The ozone layer depletion has paved way for increased sea-ice offshore the continent.
#6: Antarctica contains 70 percent of the Earth’s fresh water in the form of ice
And the ice is 2.8 kilometers thick so we’ve got to start finding alternatives when we begin running out of water. The weight of this ice has depressed bedrock by 600 meters.
#5: Antartica was at the center of Gondwanaland
Over 200 years ago when all the continents were adjoined, Antarctica was at the center of Gondwanaland surrounded by India, Africa, Australia and South America.
#4: Antarctica is home to several unique species, both flora and fauna
Yes, contrary to what most people think about Antarctica being frightfully cold to the extent that it cannot hold human life for too long, there are several species endemic to the area that you wont find elsewhere in the world.
About 1150 species of fungi have been recorded from Antarctica, of which about 750 are non-lichen-forming and 400 are lichen-forming.The flightless midge Belgica antarctica up to 6 millimetres (0.2 in) in size, is the largest purely terrestrial animal in Antarctica.
The emperor penguin is the only penguin that breeds during the winter in Antarctica, while the Adelie penguin breeds farther south than any other penguin. The rockhopper penguin has distinctive feathers around the eyes, giving the appearance of elaborate eyelashes. King penguins, chinstrap penguins, and gentoo penguins also breed in the Antarctic.
#3: Antarctica is a research hub
According to Wikipedia: “Each year, scientists from 28 different nations conduct experiments not reproducible in any other place in the world. In the summer more than 4,000 scientists operate research stations; this number decreases to just over 1,000 in the winter. McMurdo Station, which is the largest research station in Antarctica, is capable of housing more than 1,000 scientists, visitors, and tourists.”
#2: Antarctica contains meteorite sightings
According to research “The first meteorite was found in 1912, and named the Adelie Land meteorite. In 1969, a Japanese expedition discovered nine meteorites. Most of these meteorites have fallen onto the ice sheet in the last million years.
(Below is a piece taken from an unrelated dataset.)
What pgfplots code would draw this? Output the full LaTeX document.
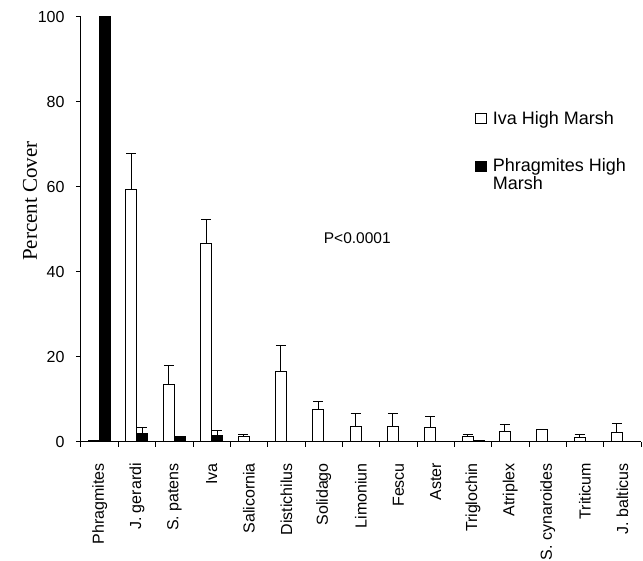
\documentclass[border=0pt]{standalone}
\usepackage{pgfplots}
\pgfplotsset{compat=1.18}
\usepackage{pgfplotstable}
\usepackage{fontspec}
\setmainfont{Liberation Sans}
\newfontfamily\serif{Liberation Serif}
\usetikzlibrary{calc}

\pgfplotstableread{
x iva ivaerr phr phrerr
0 0.3 0 100 0
1 59.5 8.3 1.9 1.6
2 13.6 4.5 1.2 0
3 46.8 5.6 1.6 1.0
4 1.2 0.6 0 0
5 16.6 6.1 0 0
6 7.7 1.8 0 0
7 3.7 3.0 0 0
8 3.7 3.0 0 0
9 3.4 2.7 0 0
10 1.3 0.5 0.4 0
11 2.5 1.5 0 0
12 3.0 0 0 0
13 1.0 0.8 0 0
14 2.2 2.1 0 0
}\data

\begin{document}
\begin{tikzpicture}
\begin{axis}[
  scale only axis, width=560pt, height=425pt,
  ybar=0pt, bar width=11pt,
  xmin=-0.5, xmax=14.5, ymin=0, ymax=100,
  axis x line=bottom, axis y line=left,
  axis line style={-, line width=1pt, black},
  xtick={0,...,14},
  xticklabels={Phragmites\hspace{8pt}, J. gerardi\hspace{7pt}, S. patens\hspace{6pt}, Iva, Salicornia\hspace{26pt}, Distichilus\hspace{15pt}, Solidago\hspace{3pt}, Limoniun\hspace{10pt}, Fescu\hspace{8pt}, Aster\hspace{8pt}, Triglochin\hspace{8pt}, Atriplex\hspace{11pt}, S. cynaroides\hspace{8pt}, Triticum\hspace{21pt}, J. balticus\hspace{10pt}},
  major x tick style={draw=none},
  minor xtick={-0.5,0.5,...,14.5},
  minor x tick style={line width=1pt, black},
  minor tick length=5pt,
  x tick label style={rotate=90, anchor=east, inner sep=0pt, font=\fontsize{16}{18}\selectfont},
  xticklabel shift=16pt,
  ytick={0,20,...,100},
  y tick style={line width=1pt, black},
  major tick length=5pt,
  tick align=outside,
  y tick label style={font=\fontsize{16}{18}\selectfont, xshift=-8pt},
  /pgf/number format/assume math mode=true,
  ylabel={\serif Percent Cover},
  ylabel style={at={(axis description cs:-0.091,0.567)}, anchor=center, rotate=0, font=\fontsize{21}{24}\selectfont},
  legend style={at={(rel axis cs:0.698,0.786)}, anchor=north west, draw=none, fill=none,
    font=\fontsize{18}{17.5}\selectfont, row sep=31pt, column sep=5pt, nodes={align=left, inner sep=1pt}},
  legend cell align=left,
  error bars/error bar style={line width=1pt, black},
  error bars/error mark options={rotate=90, mark size=5pt, line width=1pt, black},
]
\addplot[draw=black, fill=white, line width=1pt,
  legend image code/.code={\draw[black, fill=white, line width=0.8pt] (0pt,-5pt) rectangle (11pt,5pt);},
  error bars/.cd, y dir=plus, y explicit]
  table[x=x, y=iva, y error=ivaerr] \data;
\addlegendentry{Iva High Marsh}
\addplot[draw=black, fill=black, line width=1pt,
  legend image code/.code={\draw[black, fill=black, line width=0.8pt] (0pt,3pt) rectangle (11pt,13pt);},
  error bars/.cd, y dir=plus, y explicit]
  table[x=x, y=phr, y error=phrerr] \data;
\addlegendentry{Phragmites High\\Marsh}
\node[font=\fontsize{15.5}{17}\selectfont] at (axis cs:6.9,48) {P<0.0001};
\coordinate (O) at (rel axis cs:0,0);
\end{axis}
\pgfresetboundingbox
\path ($(O)+(-81pt,-119pt)$) rectangle ($(O)+(562pt,442pt)$);
\end{tikzpicture}
\end{document}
Motion of the ice sheet tends to concentrate the meteorites at blocking locations such as mountain ranges, with wind erosion bringing them to the surface after centuries beneath accumulated snowfall.”
#1: Antarctica was a a hypothesized land
Historically, navigators and sailors tried their best to reach Antarctica to find the sightings of the land they knew was even below Australia.
In January 1773, explorer James Cook came as close as 75 miles to the continent but retreated in the face of ice.
The first person to sail single-handed to Antarctica was the New Zealander David Henry Lewis in 1972, in a 10-metre steel sloop called Ice Bird.